Donald Trump Challenges White House Reporter for Pro-China Talking Points

White House

President Donald Trump challenged a Hong Kong reporter on Monday after she asked the president at the White House press briefing about working with China to help fight the coronavirus.

YouYou Wang, a White House reporter for Phoenix TV, claimed there were multiple flights from China sent to the United States carrying medical supplies and equipment from partnership companies in China Huawei and Alibaba.

“Sounds like a statement more than a question,” Trump replied.

As Wang tried to highlight China’s efforts to assist the United States, Trump interrupted to ask her to identify her news outlet.

When Wang responded that she worked for Phoenix TV based in Hong Kong, Trump replied, “Is it owned by China? Is it owned by the state?”

“No, it’s not. it’s a private owned company,” Wang replied.

Phoenix TV is a private media company in Hong Kong, but it also has a warm relationship with China, as it is the only private television network allowed to broadcast news in Chinese.

Phoenix TV has been identified as an outlet used to spread propaganda from China.

The Hoover Institute describes Phoenix TV as a “quasi-official” global network of the Chinese government.

CCTV, a state-owned media company in China, also has a financial stake in the company, according to the Washington Post.

“It was a symbolic gesture to show we wouldn’t oppose the Communist Party,” Phoenix TV founder Liu Changle said in 2005.

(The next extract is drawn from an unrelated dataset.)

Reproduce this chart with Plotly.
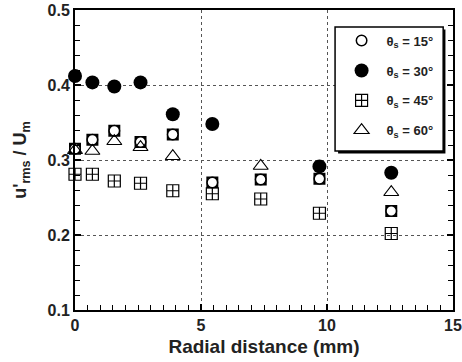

Officials in China are working to propagate the news narrative that China is the global leader on efforts to fight the coronavirus in an attempt to shift blame from the country being the source of the virus, according to a recent analysis of Chinese state media by the Iskrit Group. 

But that narrative faces its own challenges, due to problems with some of the equipment coming from China.

The Netherlands was forced to recall 600,000 medical masks that were discovered to have defective filters, and Spain received coronavirus test kits from China that only had a 30 percent accuracy rate.